- Blankenburg, in the 1960s
- Born: 31 July 1903 Emleben
- Died: 10 March 1986 (aged 82) Schlüchtern
- Education: University of Rostock; University of Göttingen;
- Occupations: Pastor; Musicologist;

= Walter Blankenburg =

Walter Blankenburg (31 July 1903 – 10 March 1986) was a German Protestant pastor, director of church music and musicologist, who focused in several publications on liturgy, hymnology, and on the sacred music of the early Baroque period, especially by Johann Sebastian Bach.

== Career ==
Born in Emleben near Gotha, Blankenburg, the son of a pastor, studied theology, history and musicology at the University of Rostock. in Tübingen, Göttingen, Freiburg im Breisgau and Berlin. He was promoted to Ph.D. in 1943 in Göttingen with a dissertation about Die innere Einheit von Bachs Werk.

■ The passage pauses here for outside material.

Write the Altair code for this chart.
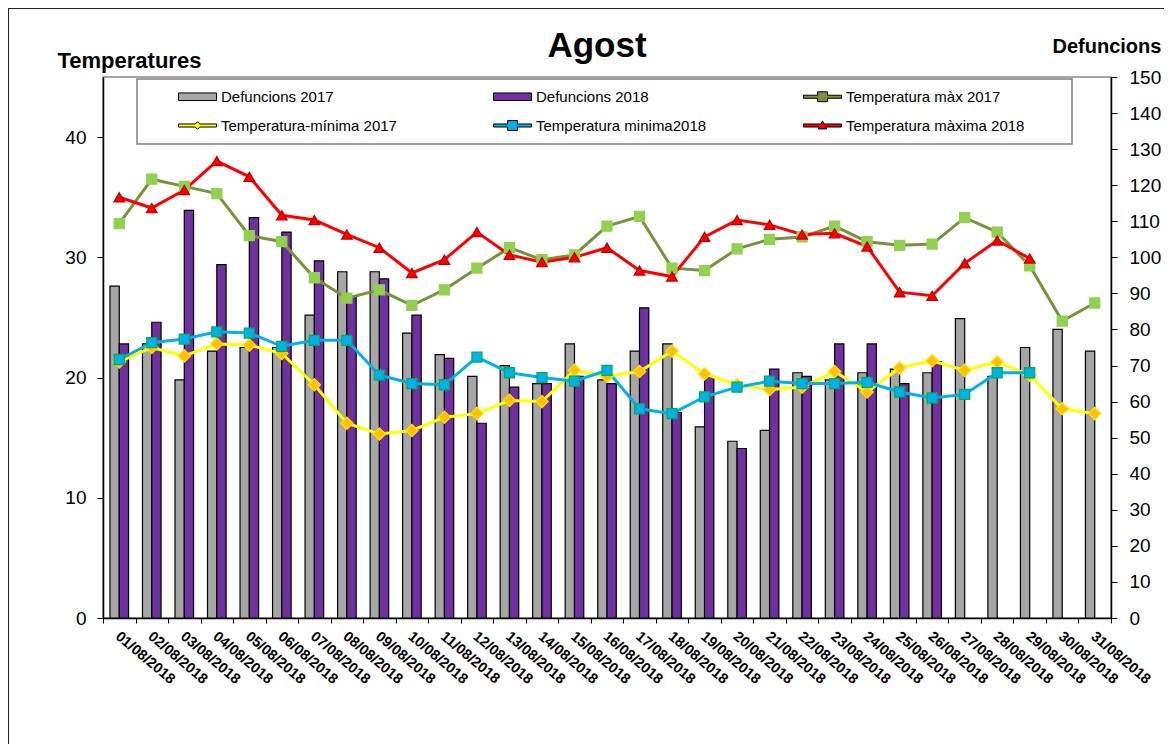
import altair as alt
import pandas as pd

days = ["01/08/2018", "02/08/2018", "03/08/2018", "04/08/2018", "05/08/2018",
        "06/08/2018", "07/08/2018", "08/08/2018", "09/08/2018", "10/08/2018",
        "11/08/2018", "12/08/2018", "13/08/2018", "14/08/2018", "15/08/2018",
        "16/08/2018", "17/08/2018", "18/08/2018", "19/08/2018", "20/08/2018",
        "21/08/2018", "22/08/2018", "23/08/2018", "24/08/2018", "25/08/2018",
        "26/08/2018", "27/08/2018", "28/08/2018", "29/08/2018", "30/08/2018",
        "31/08/2018"]

deaths_2017 = [92, 76, 66, 74, 75, 75, 84, 96, 96, 79, 73, 67, 70, 65, 76, 66,
               74, 76, 53, 49, 52, 68, 66, 68, 69, 68, 83, 67, 75, 80, 74]
deaths_2018 = [76, 82, 113, 98, 111, 107, 99, 89, 94, 84, 72, 54, 64, 65, 67, 65,
               86, 57, 67, 47, 69, 67, 76, 76, 65, 71]

tmax_2017 = [32.8, 36.5, 35.9, 35.3, 31.8, 31.3, 28.3, 26.6, 27.3, 26.0, 27.3,
             29.1, 30.8, 29.8, 30.2, 32.6, 33.4, 29.1, 28.9, 30.7, 31.5, 31.7,
             32.6, 31.3, 31.0, 31.1, 33.3, 32.1, 29.3, 24.7, 26.2]
tmin_2017 = [21.3, 22.5, 21.8, 22.8, 22.7, 22.0, 19.4, 16.2, 15.3, 15.6, 16.7,
             17.0, 18.1, 18.0, 20.6, 20.1, 20.5, 22.2, 20.3, 19.4, 19.0, 19.2,
             20.5, 18.8, 20.8, 21.4, 20.6, 21.3, 20.2, 17.4, 17.0]
tmin_2018 = [21.5, 22.9, 23.2, 23.8, 23.7, 22.6, 23.1, 23.1, 20.2, 19.5, 19.4,
             21.7, 20.4, 20.0, 19.7, 20.6, 17.4, 17.0, 18.4, 19.2, 19.7, 19.5,
             19.5, 19.6, 18.8, 18.3, 18.6, 20.4, 20.4]
tmax_2018 = [35.0, 34.1, 35.6, 38.0, 36.7, 33.5, 33.1, 31.9, 30.8, 28.7, 29.8,
             32.1, 30.2, 29.6, 30.0, 30.8, 28.9, 28.4, 31.7, 33.1, 32.7, 31.9,
             32.0, 30.9, 27.1, 26.8, 29.5, 31.4, 29.9]

series_names = ["Defuncions 2017", "Defuncions 2018", "Temperatura màx 2017",
                "Temperatura-mínima 2017", "Temperatura minima2018",
                "Temperatura màxima 2018"]
series_colors = ["#A6A6A6", "#7030A0", "#77933C", "#FFFF00", "#00B0F0", "#FF0000"]

FONT = "Liberation Sans, Arial"

# ---- bar data (deaths) ----
bar_rows = []
for d, v in zip(days, deaths_2017):
    bar_rows.append({"dia": d, "any": "2017", "valor": v, "fillc": "#A6A6A6"})
for d, v in zip(days, deaths_2018):
    bar_rows.append({"dia": d, "any": "2018", "valor": v, "fillc": "#7030A0"})
bars_df = pd.DataFrame(bar_rows)

# ---- temperature data ----
temp_specs = [
    ("Temperatura màx 2017", tmax_2017, "#77933C", "#92D050", "#92D050", "square", 100),
    ("Temperatura-mínima 2017", tmin_2017, "#FFFF00", "#FFC000", "#FFE000", "diamond", 150),
    ("Temperatura minima2018", tmin_2018, "#00B0F0", "#00B0F0", "#00B050", "square", 100),
    ("Temperatura màxima 2018", tmax_2018, "#FF0000", "#FF0000", "#C00000", "triangle-up", 110),
]
temp_rows = []
for name, vals, lc, mf, ms, shp, sz in temp_specs:
    for d, v in zip(days, vals):
        temp_rows.append({"dia": d, "serie": name, "valor": v, "lc": lc,
                          "mf": mf, "ms": ms, "shp": shp, "msz": sz})
temps_df = pd.DataFrame(temp_rows)

x_enc = alt.X(
    "dia:N", sort=days,
    scale=alt.Scale(domain=days, paddingInner=0, paddingOuter=0),
    axis=alt.Axis(title=None, labelAngle=40, labelAlign="left", labelBaseline="top",
                  labelFont=FONT, labelFontSize=14.5, labelFontWeight="bold",
                  labelColor="black", labelPadding=6, labelOffset=2,
                  labelOverlap=False, labelBound=False,
                  tickBand="extent", tickSize=5, tickColor="black",
                  domainColor="black", domainWidth=1.5, grid=False),
)

y_temp = alt.Y(
    "valor:Q", scale=alt.Scale(domain=[0, 45], nice=False, zero=True),
    axis=alt.Axis(title="Temperatures", titleAngle=0, titleX=-46, titleY=-10,
                  titleAlign="left", titleBaseline="alphabetic", titleFont=FONT,
                  titleFontSize=22, titleFontWeight="bold", titleColor="black",
                  values=[0, 10, 20, 30, 40], labelFont=FONT, labelFontSize=19,
                  labelColor="black", labelPadding=11, tickSize=6,
                  tickColor="black", domainColor="black", domainWidth=1.5,
                  grid=False),
)

y_deaths = alt.Y(
    "valor:Q", scale=alt.Scale(domain=[0, 150], nice=False),
    axis=alt.Axis(orient="right", title="Defuncions", titleAngle=0, titleX=-59,
                  titleY=-25, titleAlign="left", titleBaseline="alphabetic",
                  titleFont=FONT, titleFontSize=20, titleFontWeight="bold",
                  titleColor="black", values=list(range(0, 151, 10)),
                  labelFont=FONT, labelFontSize=19, labelColor="black",
                  labelPadding=12, tickSize=6, tickColor="black",
                  domainColor="black", domainWidth=1.5, grid=False),
)

bars = alt.Chart(bars_df).mark_bar(stroke="black", strokeWidth=1.2).encode(
    x=x_enc,
    xOffset=alt.XOffset("any:N", scale=alt.Scale(domain=["2017", "2018"],
                                                 paddingInner=0, paddingOuter=0.75)),
    y=y_deaths,
    color=alt.Color("fillc:N", scale=None),
)

lines = alt.Chart(temps_df).mark_line(strokeWidth=3).encode(
    x=x_enc,
    y=y_temp,
    color=alt.Color("lc:N", scale=None),
    detail="serie:N",
)
points = alt.Chart(temps_df).mark_point(filled=True, strokeWidth=1.3, opacity=1).encode(
    x=x_enc,
    y=y_temp,
    fill=alt.Fill("mf:N", scale=None),
    stroke=alt.Stroke("ms:N", scale=None),
    shape=alt.Shape("shp:N", scale=None),
    size=alt.Size("msz:Q", scale=None),
)
temps = alt.layer(lines, points)

# legend symbols (custom paths)
bar_path = "M-1,-0.2H1V0.2H-1Z"
sq_path = "M-1,-0.08H-0.26V-0.26H0.26V-0.08H1V0.08H0.26V0.26H-0.26V0.08H-1Z"
dia_path = "M-1,-0.08H-0.12L0,-0.2L0.12,-0.08H1V0.08H0.12L0,0.2L-0.12,0.08H-1Z"
tri_path = "M-1,-0.08H-0.084L0,-0.24L0.084,-0.08H1V0.08H0.168L0.22,0.18H-0.22L-0.168,0.08H-1Z"
legend_shapes = [bar_path, bar_path, sq_path, dia_path, sq_path, tri_path]

leg = alt.Legend(
    title=None, orient="none", legendX=75, legendY=0, direction="horizontal",
    columns=3, columnPadding=94, rowPadding=1, symbolSize=1444,
    symbolStrokeWidth=1,
    symbolStrokeColor=alt.ExprRef(expr="indexof(datum.value, 'Defuncions') == 0 ? 'black' : 'transparent'"),
    labelFont=FONT, labelFontSize=15, labelColor="black", labelLimit=400,
    labelOffset=4,
)
legend_df = pd.DataFrame({"serie": series_names})
legend_layer = alt.Chart(legend_df).mark_point(filled=True, clip=True).encode(
    x=alt.value(0), y=alt.value(-3000),
    color=alt.Color("serie:N", scale=alt.Scale(domain=series_names, range=series_colors),
                    legend=leg),
    shape=alt.Shape("serie:N", scale=alt.Scale(domain=series_names, range=legend_shapes),
                    legend=leg),
)

one = pd.DataFrame({"a": [0]})
legend_box = alt.Chart(one).mark_rect(fill="white", stroke="#808080", strokeWidth=1.5).encode(
    x=alt.value(34), x2=alt.value(969), y=alt.value(2), y2=alt.value(67))
frame_left = alt.Chart(one).mark_rule(color="#222222", strokeWidth=1).encode(
    x=alt.value(-94.5), y=alt.value(-69), y2=alt.value(667))
frame_top = alt.Chart(one).mark_rule(color="#222222", strokeWidth=1).encode(
    x=alt.value(-95), x2=alt.value(1061), y=alt.value(-68.5))

chart = alt.layer(
    frame_left, frame_top, bars, legend_box, temps, legend_layer
).resolve_scale(y="independent").properties(
    width=1008, height=541,
    padding={"left": 95, "top": 69, "right": 53, "bottom": 126},
    autosize=alt.AutoSizeParams(type="none"),
    title=alt.TitleParams("Agost", font=FONT, fontSize=35, fontWeight="bold",
                          color="black", anchor="middle", dx=-10, offset=0,
                          baseline="alphabetic", dy=84),
).configure_view(stroke="#888888", strokeWidth=1.5).configure_axis(grid=False)

chart.save("out.html", embed_options={"renderer": "svg", "actions": False})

He was a member of the group preparing the Evangelisches Kirchengesangbuch from 1939 to 1949. He was director of the Kirchenmusikschule of the Evangelische Kirche von Kurhessen-Waldeck in Schlüchtern from its foundation in 1947 to his retirement in 1968. He was from 1941 to 1981 editor (Schriftleiter) of the magazine Musik und Kirche (Music and church. He founded in 1976, together with Renate Steiger, the Internationale Arbeitsgemeinschaft für theologische Bachforschung In 1962, he was awarded an honorary doctorate of the University of Marburg. He died in Schlüchtern.

An award of the Protestant Church is named after him.

== Publications ==
- Kirche und Musik. Gesammelte Aufsätze zur Geschichte der gottesdienstlichen Musik, ed. Erich Hübner and Renate Steiger. Göttingen 1979.
- Das Weihnachts-Oratorium von Johann Sebastian Bach Bärenreiter 1999
- Einführung in Bachs H-moll-Messe, mit vollständigem Text Bärenreiter 1957

== Sources ==
- Nachlass Blankenburgs in University archive of Augsburg
- Hymnologische Sammlung Blankenburgs in the library of the University of Augsburg

== Literature ==
- Gerard Kappner: Walter Blankenburg †. in: Quatember 1986, S. 124–125
- Renate Steiger: Walter Blankenburg. In: Musik und Kirche 3/1986
- Franz Ganslandt: Jugendmusikbewegung und kirchenmusikalische Erneuerung. Impulse, Einflüsse, Wirkungen dargestellt in Verbindung mit Leben und Werk Walter Blankenburgs, Munich 1997. ISBN 3-921946-35-2
- 100. Geburtstag von Walter Blankenburg am 31. Juli 2003 , in: Quintett. Kirchenmusikalische Mitteilungen aus der Evangelischen Kirche von Kurhessen-Waldeck 5/2003, pp. 8–9.